Every lab is unique. That’s why HWS continues to work closely with customers to design tailored smart reactor solutions—whether that means embedding optical windows for spectroscopy, creating non-standard ports, or integrating custom feedback control.


The Future Outlook

Where will this trend lead over the next decade? Several directions seem clear:

  • Miniaturization: smaller, faster, more robust sensors will embed seamlessly into reactors.

  • Hybrid systems: glass reactors will increasingly integrate with microfluidics and flow chemistry devices, blending batch flexibility with continuous efficiency.

  • AI-driven control: algorithms will not just regulate but actively optimize reactions in real time, learning from every run.

  • Standardized interoperability: open protocols (such as OPC UA or SiLA) will ensure smart reactors can communicate with other lab equipment smoothly.

  • Self-driving labs: in the long run, autonomous workflows will depend on smart reactors as their core vessels of experimentation.

The pace of change will depend on cost, ease of integration, and user confidence. But the direction is set.
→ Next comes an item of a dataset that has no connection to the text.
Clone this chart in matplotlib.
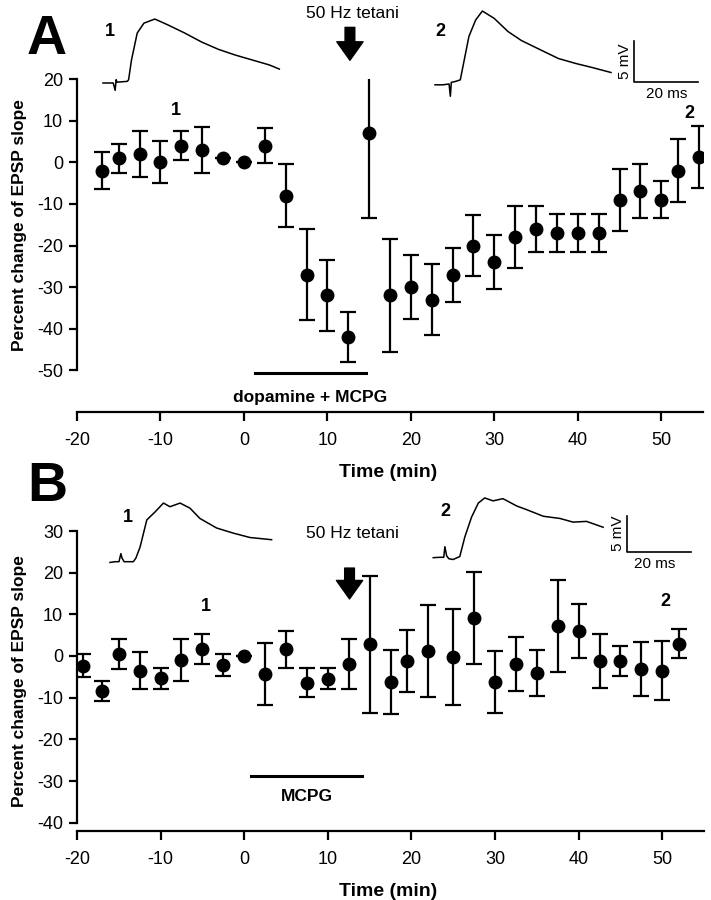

The laboratories of tomorrow will expect their reactors to be more than glass—they will expect intelligence.


Conclusion: A Smarter Path Forward

The evolution from traditional glass reactors to smart, data-driven platforms represents one of the most significant shifts in laboratory practice in decades. For researchers, the payoff is reproducibility, speed, safety, and deeper insight. For suppliers like HWS, it is a chance to move up the value chain—from providing vessels to enabling discovery itself.

By combining our expertise in glass reactor engineering with modern sensing, connectivity, and control, HWS aims to support laboratories in building the smart systems they need—today and tomorrow.

The future of R&D chemistry is transparent, data-rich, and adaptive. In other words: it’s smart glass.